-- begin --

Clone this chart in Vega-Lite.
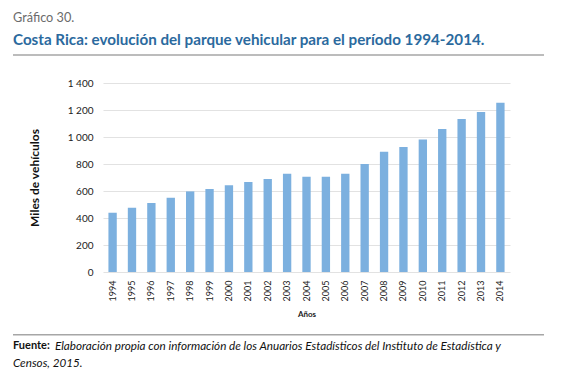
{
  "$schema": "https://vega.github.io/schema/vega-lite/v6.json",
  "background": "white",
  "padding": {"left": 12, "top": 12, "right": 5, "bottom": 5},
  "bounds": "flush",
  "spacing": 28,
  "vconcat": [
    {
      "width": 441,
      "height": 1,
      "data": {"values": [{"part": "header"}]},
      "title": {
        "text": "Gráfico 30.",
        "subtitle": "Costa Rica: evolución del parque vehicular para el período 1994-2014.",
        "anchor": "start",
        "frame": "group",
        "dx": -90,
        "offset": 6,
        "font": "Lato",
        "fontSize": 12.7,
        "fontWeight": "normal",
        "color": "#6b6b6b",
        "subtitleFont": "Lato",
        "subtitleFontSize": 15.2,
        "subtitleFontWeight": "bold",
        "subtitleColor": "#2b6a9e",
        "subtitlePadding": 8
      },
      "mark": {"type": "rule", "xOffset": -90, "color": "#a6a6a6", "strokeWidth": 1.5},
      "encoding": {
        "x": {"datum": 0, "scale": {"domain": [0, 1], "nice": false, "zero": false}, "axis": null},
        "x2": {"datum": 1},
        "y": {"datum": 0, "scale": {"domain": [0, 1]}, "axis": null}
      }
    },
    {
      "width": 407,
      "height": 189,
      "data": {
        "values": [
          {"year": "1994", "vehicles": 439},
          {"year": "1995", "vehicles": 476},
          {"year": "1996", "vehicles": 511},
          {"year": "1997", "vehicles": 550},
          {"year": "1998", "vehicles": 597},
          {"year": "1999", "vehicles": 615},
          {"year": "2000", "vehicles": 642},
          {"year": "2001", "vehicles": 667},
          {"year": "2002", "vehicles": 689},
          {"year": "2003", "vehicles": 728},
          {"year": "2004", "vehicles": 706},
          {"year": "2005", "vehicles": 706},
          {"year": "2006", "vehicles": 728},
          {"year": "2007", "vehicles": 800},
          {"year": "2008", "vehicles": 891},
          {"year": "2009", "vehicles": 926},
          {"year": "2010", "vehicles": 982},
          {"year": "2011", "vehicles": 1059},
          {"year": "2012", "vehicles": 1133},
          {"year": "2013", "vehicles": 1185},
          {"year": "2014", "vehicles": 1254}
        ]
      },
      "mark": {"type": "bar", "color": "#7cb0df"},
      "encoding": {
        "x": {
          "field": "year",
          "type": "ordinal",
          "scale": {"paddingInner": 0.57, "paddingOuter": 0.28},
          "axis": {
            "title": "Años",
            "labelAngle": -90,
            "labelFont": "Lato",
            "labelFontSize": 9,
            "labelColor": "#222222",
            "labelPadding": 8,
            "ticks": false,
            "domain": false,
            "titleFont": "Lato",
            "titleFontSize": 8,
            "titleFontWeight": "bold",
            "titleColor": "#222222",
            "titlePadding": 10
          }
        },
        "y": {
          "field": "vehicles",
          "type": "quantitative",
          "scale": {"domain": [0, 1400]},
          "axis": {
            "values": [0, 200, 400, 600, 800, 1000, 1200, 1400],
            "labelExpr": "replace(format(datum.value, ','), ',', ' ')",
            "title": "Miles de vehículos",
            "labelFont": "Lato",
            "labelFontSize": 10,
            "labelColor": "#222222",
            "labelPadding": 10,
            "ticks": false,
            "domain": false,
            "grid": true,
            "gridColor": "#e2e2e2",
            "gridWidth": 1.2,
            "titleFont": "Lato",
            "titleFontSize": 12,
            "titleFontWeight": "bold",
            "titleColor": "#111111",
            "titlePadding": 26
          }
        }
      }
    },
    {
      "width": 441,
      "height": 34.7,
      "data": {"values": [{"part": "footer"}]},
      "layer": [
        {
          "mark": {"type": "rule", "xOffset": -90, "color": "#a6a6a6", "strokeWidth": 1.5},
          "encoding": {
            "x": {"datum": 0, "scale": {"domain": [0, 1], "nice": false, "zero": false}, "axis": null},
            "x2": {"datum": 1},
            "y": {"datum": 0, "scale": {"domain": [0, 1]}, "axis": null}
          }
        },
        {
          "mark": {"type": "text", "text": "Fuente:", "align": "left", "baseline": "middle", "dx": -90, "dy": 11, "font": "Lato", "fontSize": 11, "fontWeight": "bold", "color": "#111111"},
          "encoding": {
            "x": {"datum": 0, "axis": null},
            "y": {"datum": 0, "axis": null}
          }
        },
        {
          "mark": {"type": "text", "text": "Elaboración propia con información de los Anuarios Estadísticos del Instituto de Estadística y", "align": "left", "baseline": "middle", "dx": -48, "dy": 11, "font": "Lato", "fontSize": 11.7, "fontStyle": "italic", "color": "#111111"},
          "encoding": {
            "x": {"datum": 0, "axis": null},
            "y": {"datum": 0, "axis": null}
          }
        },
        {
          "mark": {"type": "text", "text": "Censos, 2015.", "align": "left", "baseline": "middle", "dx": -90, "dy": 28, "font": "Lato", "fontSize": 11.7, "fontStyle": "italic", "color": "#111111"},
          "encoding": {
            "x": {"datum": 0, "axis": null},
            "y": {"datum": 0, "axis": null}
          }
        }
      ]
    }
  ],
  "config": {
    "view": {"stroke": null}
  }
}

-- end --

**Instruction**. Restate the full listing verbatim and drop every picture.

**Finished task**.
Clone this chart in Vega-Lite.
{
  "$schema": "https://vega.github.io/schema/vega-lite/v6.json",
  "background": "white",
  "padding": {"left": 12, "top": 12, "right": 5, "bottom": 5},
  "bounds": "flush",
  "spacing": 28,
  "vconcat": [
    {
      "width": 441,
      "height": 1,
      "data": {"values": [{"part": "header"}]},
      "title": {
        "text": "Gráfico 30.",
        "subtitle": "Costa Rica: evolución del parque vehicular para el período 1994-2014.",
        "anchor": "start",
        "frame": "group",
        "dx": -90,
        "offset": 6,
        "font": "Lato",
        "fontSize": 12.7,
        "fontWeight": "normal",
        "color": "#6b6b6b",
        "subtitleFont": "Lato",
        "subtitleFontSize": 15.2,
        "subtitleFontWeight": "bold",
        "subtitleColor": "#2b6a9e",
        "subtitlePadding": 8
      },
      "mark": {"type": "rule", "xOffset": -90, "color": "#a6a6a6", "strokeWidth": 1.5},
      "encoding": {
        "x": {"datum": 0, "scale": {"domain": [0, 1], "nice": false, "zero": false}, "axis": null},
        "x2": {"datum": 1},
        "y": {"datum": 0, "scale": {"domain": [0, 1]}, "axis": null}
      }
    },
    {
      "width": 407,
      "height": 189,
      "data": {
        "values": [
          {"year": "1994", "vehicles": 439},
          {"year": "1995", "vehicles": 476},
          {"year": "1996", "vehicles": 511},
          {"year": "1997", "vehicles": 550},
          {"year": "1998", "vehicles": 597},
          {"year": "1999", "vehicles": 615},
          {"year": "2000", "vehicles": 642},
          {"year": "2001", "vehicles": 667},
          {"year": "2002", "vehicles": 689},
          {"year": "2003", "vehicles": 728},
          {"year": "2004", "vehicles": 706},
          {"year": "2005", "vehicles": 706},
          {"year": "2006", "vehicles": 728},
          {"year": "2007", "vehicles": 800},
          {"year": "2008", "vehicles": 891},
          {"year": "2009", "vehicles": 926},
          {"year": "2010", "vehicles": 982},
          {"year": "2011", "vehicles": 1059},
          {"year": "2012", "vehicles": 1133},
          {"year": "2013", "vehicles": 1185},
          {"year": "2014", "vehicles": 1254}
        ]
      },
      "mark": {"type": "bar", "color": "#7cb0df"},
      "encoding": {
        "x": {
          "field": "year",
          "type": "ordinal",
          "scale": {"paddingInner": 0.57, "paddingOuter": 0.28},
          "axis": {
            "title": "Años",
            "labelAngle": -90,
            "labelFont": "Lato",
            "labelFontSize": 9,
            "labelColor": "#222222",
            "labelPadding": 8,
            "ticks": false,
            "domain": false,
            "titleFont": "Lato",
            "titleFontSize": 8,
            "titleFontWeight": "bold",
            "titleColor": "#222222",
            "titlePadding": 10
          }
        },
        "y": {
          "field": "vehicles",
          "type": "quantitative",
          "scale": {"domain": [0, 1400]},
          "axis": {
            "values": [0, 200, 400, 600, 800, 1000, 1200, 1400],
            "labelExpr": "replace(format(datum.value, ','), ',', ' ')",
            "title": "Miles de vehículos",
            "labelFont": "Lato",
            "labelFontSize": 10,
            "labelColor": "#222222",
            "labelPadding": 10,
            "ticks": false,
            "domain": false,
            "grid": true,
            "gridColor": "#e2e2e2",
            "gridWidth": 1.2,
            "titleFont": "Lato",
            "titleFontSize": 12,
            "titleFontWeight": "bold",
            "titleColor": "#111111",
            "titlePadding": 26
          }
        }
      }
    },
    {
      "width": 441,
      "height": 34.7,
      "data": {"values": [{"part": "footer"}]},
      "layer": [
        {
          "mark": {"type": "rule", "xOffset": -90, "color": "#a6a6a6", "strokeWidth": 1.5},
          "encoding": {
            "x": {"datum": 0, "scale": {"domain": [0, 1], "nice": false, "zero": false}, "axis": null},
            "x2": {"datum": 1},
            "y": {"datum": 0, "scale": {"domain": [0, 1]}, "axis": null}
          }
        },
        {
          "mark": {"type": "text", "text": "Fuente:", "align": "left", "baseline": "middle", "dx": -90, "dy": 11, "font": "Lato", "fontSize": 11, "fontWeight": "bold", "color": "#111111"},
          "encoding": {
            "x": {"datum": 0, "axis": null},
            "y": {"datum": 0, "axis": null}
          }
        },
        {
          "mark": {"type": "text", "text": "Elaboración propia con información de los Anuarios Estadísticos del Instituto de Estadística y", "align": "left", "baseline": "middle", "dx": -48, "dy": 11, "font": "Lato", "fontSize": 11.7, "fontStyle": "italic", "color": "#111111"},
          "encoding": {
            "x": {"datum": 0, "axis": null},
            "y": {"datum": 0, "axis": null}
          }
        },
        {
          "mark": {"type": "text", "text": "Censos, 2015.", "align": "left", "baseline": "middle", "dx": -90, "dy": 28, "font": "Lato", "fontSize": 11.7, "fontStyle": "italic", "color": "#111111"},
          "encoding": {
            "x": {"datum": 0, "axis": null},
            "y": {"datum": 0, "axis": null}
          }
        }
      ]
    }
  ],
  "config": {
    "view": {"stroke": null}
  }
}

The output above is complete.